How the Moderate Enables the Liberal
David Brooks’s recent column on judicial empathy is a wonderful example of the method by which moderates enable liberals. He begins with a strawman that in no way bears scrutiny:
The American legal system is based on a useful falsehood. It’s based on the falsehood that this is a nation of laws, not men; that in rendering decisions, disembodied, objective judges are able to put aside emotion and unruly passion and issue opinions on the basis of pure reason.
Oddly, his very next sentence is, “Most people know this is untrue.” If that’s the case, perhaps Mr. Brooks should reconsider the accuracy of declaring the entire system’s “basis.” At the very least, some red flags ought to go up: It isn’t accurate as a statement of our nation’s founding, or else the Founders wouldn’t have bothered interweaving the judiciary with the system of checks and balances. It isn’t accurate as a statement about complaints against “judicial activism,” which is made comprehensible by the fact that those who do the complaining don’t promote the development of a system (one can imagine software) that takes the judgment out of judging.
By packing straw within reasonable-man’s clothing, however, Brooks attempts to smuggle through an issue about which there would be some argument: that ours is a “nation of laws.” His mechanism, here, is to present a definition of that phrase and to declare it false, while the substantive debate is over what the phrase means. I’d suggest the definition that our laws — not our personal histories, pedigrees, or credentials — set up the boundaries within which we should, as is unavoidable, rely on our human intellectual messiness. For his part, Brooks indulges in the falsehood that such plausible and necessary ideals are not ideals, but strict rules that may easily be proven to be impossible.
Thus, when he puts forward a perfectly banal observation about the process of decision making, he gives it the embellishing air of deconstructing a philosophical pillar of Truth (which, by the way, “most people know is untrue.”)
The decision-making process gets even murkier once the judge has absorbed the disparate facts of a case. When noodling over some issue — whether it’s a legal case, an essay, a math problem or a marketing strategy — people go foraging about for a unifying solution. This is not a hyper-rational, orderly process of the sort a computer might undertake. It’s a meandering, largely unconscious process of trial and error.
The mind tries on different solutions to see if they fit. Ideas and insights bubble up from some hidden layer of intuitions and heuristics. Sometimes you feel yourself getting closer to a conclusion, and sometimes you feel yourself getting farther away. The emotions serve as guidance signals, like from a GPS, as you feel your way toward a solution.

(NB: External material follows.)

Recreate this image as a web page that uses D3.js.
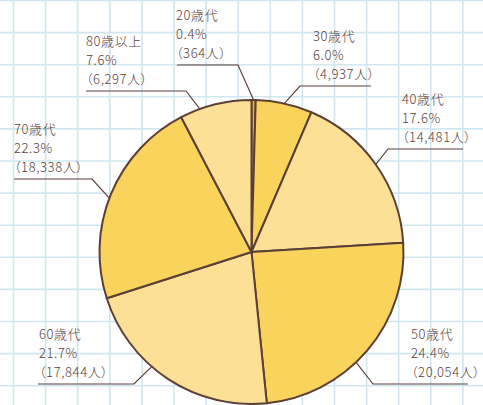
<!DOCTYPE html>
<html>
<head>
<meta charset="utf-8">
<script src="https://cdn.jsdelivr.net/npm/d3@7"></script>
<style>
  html, body { margin: 0; padding: 0; background: #fff; }
  svg { display: block; }
  text { font-family: "Noto Sans CJK JP", "Noto Sans", sans-serif; font-size: 13px; font-weight: 300; fill: #5b4038; letter-spacing: 0.6px; font-feature-settings: "palt"; }
</style>
</head>
<body>
<div id="chart"></div>
<script>
const AGES = ['20歳代', '30歳代', '40歳代', '50歳代', '60歳代', '70歳代', '80歳以上'];
const COUNTS = [364, 4937, 14481, 20054, 17844, 18338, 6297];
const PERCENTS = ['0.4%', '6.0%', '17.6%', '24.4%', '21.7%', '22.3%', '7.6%'];

// label layout: text x, leader y, horizontal line ends, elbow side, anchor position inside slice
const LABEL_POS = [
  { tx: 176, ly: 65,  x0: 177, x1: 238, elbow: 'right', f: 0.5 },
  { tx: 313, ly: 86,  x0: 300, x1: 371, elbow: 'left',  f: 0.5 },
  { tx: 402, ly: 149, x0: 388, x1: 463, elbow: 'left',  f: 0.5 },
  { tx: 411, ly: 384, x0: 373, x1: 468, elbow: 'left',  f: 0.57 },
  { tx: 39,  ly: 384, x0: 38,  x1: 134, elbow: 'right', f: 0.6 },
  { tx: 14,  ly: 179, x0: 14,  x1: 92,  elbow: 'right', f: 0.48 },
  { tx: 86,  ly: 91,  x0: 86,  x1: 186, elbow: 'right', f: 0.28 },
];
const FILLS = ['#f2ad3a', '#f9d35c', '#fbe096', '#f9d35c', '#fbe096', '#f9d35c', '#fbe096'];

const w = 483, h = 405;
const cx = 251.5, cy = 252, r = 152;
const INK = '#5b4038';

const svg = d3.select('#chart').append('svg')
  .attr('width', w).attr('height', h);

// graph paper grid
const step = 32.1;
const gx = d3.range(13.5, w, step);
const gy = d3.range(0.5, h, step);
const grid = svg.append('g').attr('stroke', '#cfe8ef').attr('stroke-width', 1.6);
grid.selectAll('line.v').data(gx).join('line')
  .attr('class', 'v')
  .attr('x1', d => d).attr('x2', d => d)
  .attr('y1', 0).attr('y2', h);
grid.selectAll('line.h').data(gy).join('line')
  .attr('class', 'h')
  .attr('x1', 0).attr('x2', w)
  .attr('y1', d => d).attr('y2', d => d);

const pie = d3.pie().sort(null).value(d => d);
const arcs = pie(COUNTS);
const arc = d3.arc().innerRadius(0).outerRadius(r);

const g = svg.append('g').attr('transform', `translate(${cx},${cy})`);
g.selectAll('path')
  .data(arcs)
  .join('path')
  .attr('d', arc)
  .attr('fill', (d, i) => FILLS[i])
  .attr('stroke', INK)
  .attr('stroke-width', 2)
  .attr('stroke-linejoin', 'round');

// leaders
const lead = svg.append('g').attr('fill', 'none').attr('stroke', INK).attr('stroke-width', 1.2);
arcs.forEach((a, i) => {
  const p = LABEL_POS[i];
  const ang = a.startAngle + (a.endAngle - a.startAngle) * p.f;
  const ex = cx + r * Math.sin(ang);
  const ey = cy - r * Math.cos(ang);
  const bx = p.elbow === 'right' ? p.x1 : p.x0;
  const ox = p.elbow === 'right' ? p.x0 : p.x1;
  lead.append('path')
    .attr('d', d3.line()([[ox, p.ly], [bx, p.ly], [ex, ey]]));
});

// labels
const lab = svg.append('g');
AGES.forEach((name, i) => {
  const p = LABEL_POS[i];
  const lines = [name, PERCENTS[i], `（${d3.format(',')(COUNTS[i])}人）`];
  lines.forEach((t, k) => {
    lab.append('text')
      .attr('x', p.tx)
      .attr('y', p.ly - 13 - 19 * (2 - k))
      .attr('dominant-baseline', 'central')
      .text(t);
  });
});
</script>
</body>
</html>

Then — often while you’re in the shower or after a night’s sleep — the answer comes to you. You experience a fantastic rush of pleasure that feels like a million tiny magnets suddenly clicking into alignment.
Notice the transition of Brooks’s subject from “the judge” to “you.” He’s shooting for a moment of recognition in the reader — an “oh yeah, I’ve felt that.” At the other end of the transition, the author slips in what is likely subconscious legerdemain: “The crucial question in evaluating a potential Supreme Court justice, therefore, is not whether she relies on empathy or emotion, but how she does so.” He’s made us sympathetic to the process and now applies it to his specific topic so as to slip right past the significance of evidence that’s already on the table, such as Sonia Sotomayor’s view of legal indefiniteness, her use of the language of identity politics, and President Obama’s view that “one of the roles of the courts is to protect people who don’t have a voice.”

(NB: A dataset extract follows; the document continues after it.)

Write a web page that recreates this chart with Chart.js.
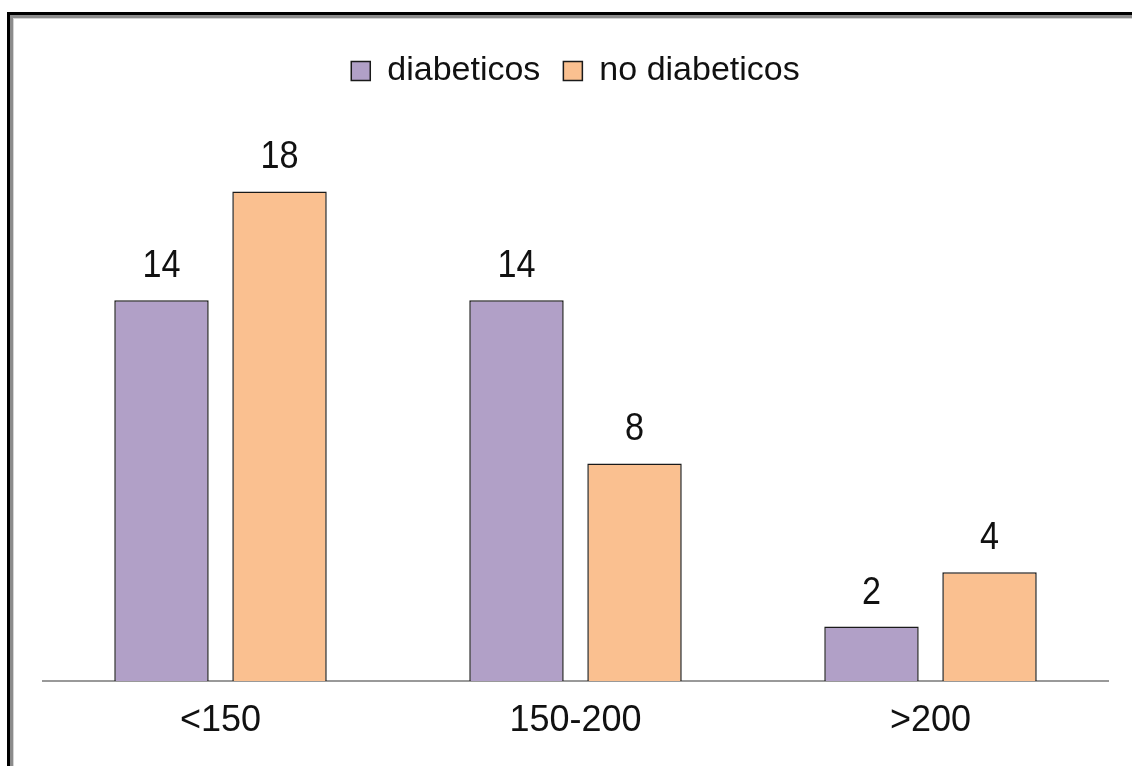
<!DOCTYPE html>
<html>
<head>
<meta charset="utf-8">
<script src="https://cdn.jsdelivr.net/npm/chart.js@4.4.1/dist/chart.umd.min.js"></script>
<style>
    html, body { margin: 0; padding: 0; background: #fff; overflow: hidden; }
    #frame {
        position: absolute; left: 7px; top: 12px; width: 2000px; height: 2000px;
        border-top: 3px solid #000; border-left: 3px solid #000;
        box-shadow: inset 3px 3px 0 #8c8c8c, inset 4px 4px 0 #d4d4d4;
    }
    #chart { position: absolute; left: 0; top: 0; }
</style>
</head>
<body>
<div id="frame"></div>
<canvas id="chart" width="1132" height="766"></canvas>
<script>
const categories = ['<150', '150-200', '>200'];
const seriesNames = ['diabeticos', 'no diabeticos'];
const diabeticos = [14, 14, 2];
const noDiabeticos = [18, 8, 4];

const labelFont = "'Liberation Sans', Arial, sans-serif";

// valores encima de cada barra
const valueLabels = {
    id: 'valueLabels',
    afterDatasetsDraw(chart) {
        const ctx = chart.ctx;
        ctx.save();
        ctx.font = '38px ' + labelFont;
        ctx.fillStyle = '#111';
        ctx.textAlign = 'center';
        ctx.textBaseline = 'alphabetic';
        chart.data.datasets.forEach((ds, i) => {
            chart.getDatasetMeta(i).data.forEach((bar, j) => {
                ctx.save();
                ctx.translate(bar.x, bar.y - 23);
                ctx.scale(0.9, 1);
                ctx.fillText(ds.data[j], 0, 0);
                ctx.restore();
            });
        });
        ctx.restore();
    }
};

const legendHeight = {
    id: 'legendHeight',
    beforeInit(chart) {
        const fit = chart.legend.fit;
        chart.legend.fit = function() {
            fit.bind(chart.legend)();
            this.height = 106;
        };
    }
};

new Chart(document.getElementById('chart'), {
    type: 'bar',
    data: {
        labels: categories,
        datasets: [
            {
                label: seriesNames[0],
                data: diabeticos,
                backgroundColor: '#b1a0c7',
                borderColor: '#1a1a1a',
                borderWidth: 1.5
            },
            {
                label: seriesNames[1],
                data: noDiabeticos,
                backgroundColor: '#fac090',
                borderColor: '#1a1a1a',
                borderWidth: 1.5
            }
        ]
    },
    options: {
        responsive: false,
        animation: false,
        layout: { padding: { top: 31, left: 43, right: 24, bottom: 0 } },
        categoryPercentage: 0.665,
        barPercentage: 0.8,
        plugins: {
            legend: {
                position: 'top',
                labels: {
                    color: '#111',
                    font: { family: labelFont, size: 34 },
                    boxWidth: 19,
                    boxHeight: 19,
                    padding: 23
                }
            },
            tooltip: { enabled: false }
        },
        scales: {
            x: {
                grid: { display: false, drawTicks: false },
                border: { display: true, color: '#999', width: 2 },
                ticks: {
                    color: '#111',
                    font: { family: labelFont, size: 36 },
                    padding: 18
                },
                afterFit: function(scale) {
                    scale.height = 85;
                }
            },
            y: {
                display: false,
                min: 0,
                max: 20
            }
        }
    },
    plugins: [valueLabels, legendHeight]
});
</script>
</body>
</html>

Brooks’s column, in short, skirts the relevant questions. He states that “Sotomayor will be a good justice if she can empathize with the many types of people and actions involved in a case,” but he doesn’t engage in the debate over whether that looks likely to be the case. He restates the “crucial question” in such a way as to brush aside previous attempts at an answer.He ends the piece by hearkening back to wise conservatives of yore, with the implication being that those participating in the particular current debate on the potential Supreme Court justice are drifting from those roots.
It makes a cartoon of conservatives to presuppose that we don’t understand the limits of our humanity. If anything, conservatives focus on them and, as Brooks ought to know, construct our philosophies of governance around acknowledging them. In the case of the judiciary, we raise up the principle of objectivity — the rule of law — and encourage a system whereby the sides nominate judges who will strive to achieve that ideal, with some missing the mark to the left and some missing it to the right.
In the hands of “moderates,” such strategies skew by virtue of their presentation. Aesthetically, modern “centrists” lean toward liberalism and so will tend to construct their obvious, nice-sounding abstractions in such a way as to elide the left’s extremism while making the right’s mainstream seem dogged and extreme. The end result is an expression of the truism that perfect balance and compromise is not realistic, which ultimately cedes to the liberal argument that factors outside of our shared system — be it legal, political, or social — ought to predominate.